Creating masking sets from SQL Data Catalog classifications
Published 16 September 2020
Before following this walkthrough, please ensure you're running v1.9 or later of SQL Data Catalog and v7.1 or later of Data Masker for SQL Server. The screenshots of the product are accurate as of v7.1.5 of Data Masker for SQL Server.
This walkthrough will also assume you've already classified data in SQL Data Catalog and marked them as requiring masking. If you haven't get done that, learn how to do so here.
For background information about the challenges of masking data and our command line options, please see this article on How to Classify and Protect your Development Data Automatically using SQL Data Catalog and Data Masker Command Line.
To begin, we’re going to start up Data Masker for SQL Server. We're then going to choose "Import from SQL Data Catalog".
The first thing we'll be prompted for is the details of the database we want to mask. Therefore, we'll select the properties of our desired database DMTest
.
Next, we'll be asked to configure our import setting for SQL Data Catalog. To configure things properly, we're going to need an API key. To generate one from SQL Data Catalog, click Settings > Auth Tokens.
In the API settings window displayed below, we also set the import settings, i.e. which tags define sensitive columns. These columns will be automatically masked by Data Masker. Here, we also define which tags map to masking templates, which control what data set (e.g. “Full Addresses (US)”) the columns are masked with. In our case, we’re just going to use the defaults. This means the treatment intent Static Masking marks columns as sensitive, and the Information Type tags have a 1-1 mapping to column templates.
By default, Data Masker will mask all columns with any tag applied, as they are configured as NeedsReview. This is to ensure we do not accidentally leak sensitive information to our non-production environments. For tag categories unrelated to sensitivity classification (such as Owner), we need to uncheck the Define the sensitivity of a column checkbox. For tag categories that do relate to sensitivity classification, or tags that signify a column requires masking, such as Static Masking), we select the appropriate sensitivity for each tag. This means that a column not marked with Static Masking could still be masked automatically if it has other tags applied that mark it as sensitive in the Data Masker importer.
On the next screen, we can see the Instance and Database fields have been prepopulated, and Build Default Rules for sensitive columns is checked. Click Import and all the classifications should be brought in from Data Catalog.

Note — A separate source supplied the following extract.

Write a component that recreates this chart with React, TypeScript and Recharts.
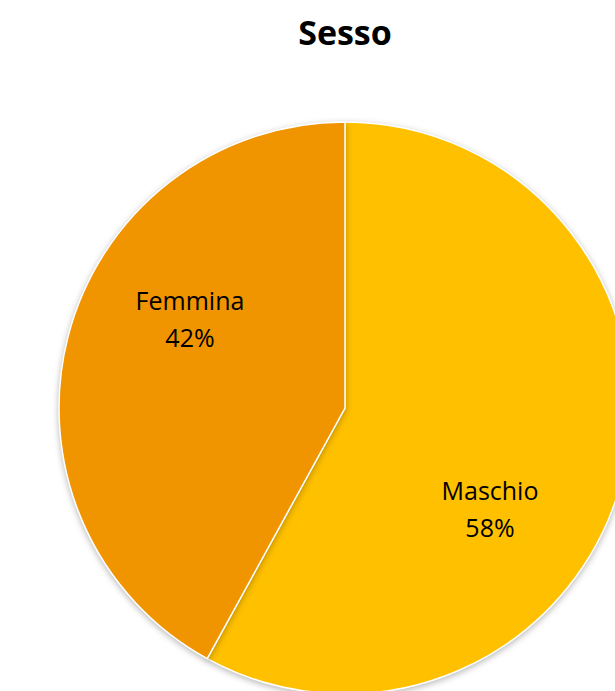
import React from "react";
import { PieChart, Pie, Cell } from "recharts";

const categories = ["Maschio", "Femmina"];
const values = [58, 42];
const colors = ["#FFC000", "#F09400"];

const data = categories.map((name, i) => ({ name, value: values[i] }));

// label placement as fractions of outer radius (relative to pie center)
const labelFx = [0.507, -0.542];
const labelFy = [0.35, -0.315];

const renderLabel = (props: any) => {
  const { cx, cy, outerRadius, index, name, percent } = props;
  const x = cx + labelFx[index] * outerRadius;
  const y = cy + labelFy[index] * outerRadius;
  return (
    <text
      x={x}
      y={y}
      textAnchor="middle"
      fill="#000"
      fontFamily="'Open Sans', sans-serif"
      fontSize={25}
    >
      <tspan x={x} dy={-8}>{name}</tspan>
      <tspan x={x} dy={37}>{`${Math.round(percent * 100)}%`}</tspan>
    </text>
  );
};

export default function App() {
  return (
    <div style={{ position: "absolute", left: 0, top: 0, width: 615, height: 691, background: "#fff", overflow: "hidden" }}>
      <style>{`.recharts-pie-sector { filter: drop-shadow(0px 2px 3px rgba(0,0,0,0.28)); }`}</style>
      <div
        style={{
          position: "absolute",
          left: 0,
          top: 10,
          width: 690,
          textAlign: "center",
          fontFamily: "'Open Sans', sans-serif",
          fontWeight: 700,
          fontSize: 34,
          color: "#000",
          lineHeight: "44px",
        }}
      >
        Sesso
      </div>
      <PieChart width={615} height={691} margin={{ top: 0, right: 0, bottom: 0, left: 0 }}>
        <Pie
          data={data}
          dataKey="value"
          nameKey="name"
          cx={345}
          cy={408}
          outerRadius={286}
          startAngle={90}
          endAngle={-270}
          stroke="#ffffff"
          strokeWidth={1.5}
          label={renderLabel}
          labelLine={false}
          isAnimationActive={false}
        >
          {data.map((d, i) => (
            <Cell key={d.name} fill={colors[i]} />
          ))}
        </Pie>
      </PieChart>
    </div>
  );
}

After clicking Import, navigate to the Tables tab. We can immediately see the plan summary for our database. For instance, in the DM_CUSTOMER
table, which contains significant amounts of Personably Identifiable Information, 7 out of the 13 columns have been classified and marked for masking. The Plan Comments show all the tags that have been applied to that column in SQL Data Catalog.
If we now navigate to the Rules tab, we see the generated substitution rules, grouped together by each table that we’ve classified columns for. In this case, we’ve got rules for DM_CUSTOMER
, DM_CUSTOMER_NOTES
, DM_EMP_AUDIT
and DM_EMPLOYEE
, as shown by the Rule Target column for each rule.
To make the masked databases as realistic as possible, Data Masker has automatically set up several “rule chains”. For instance, in rule 01-0008, we replace all first names in the DM_CUSTOMER_NOTES
table with female first names. In xx-0009 (which is a dependency of 01-0008), we then use Data Masker’s sampling capability to replace 50% of those names with male first names, leaving us with an even split.
Rule 01-0004 shows a more complex example. We begin by masking all credit card numbers with VISA CC numbers, then replacing 40% of those with MasterCard CC numbers, before finally replacing 20% with AMEX CC numbers to deliver a realistic distribution across the different card types.
To get more information on the specific masking operations contained in each rule, you can double click on a rule. The image below shows the various substitutions Data Masker will be applying on the DM_CUSTOMER
table.
From the screenshot above, we can see the different columns we’re preparing to mask, as well as the specific datasets being used to provide the masked data. We can also tweak the format of the masked data as well, such as adding spaces or dashes into credit card numbers.
We recommend sanity checking the rules before attempting to run the masking set to ensure you’re happy with your configuration, such as the order of masking and the format of certain replacements, such as credit card numbers.
Once you’re happy with it, click Run masking set at the top of the main Data Masker screen. Once all the rules have completed, that’s it! We’ve taken a completely unclassified database, made some basic classifications and then used those classifications to produce a masked version of a production database!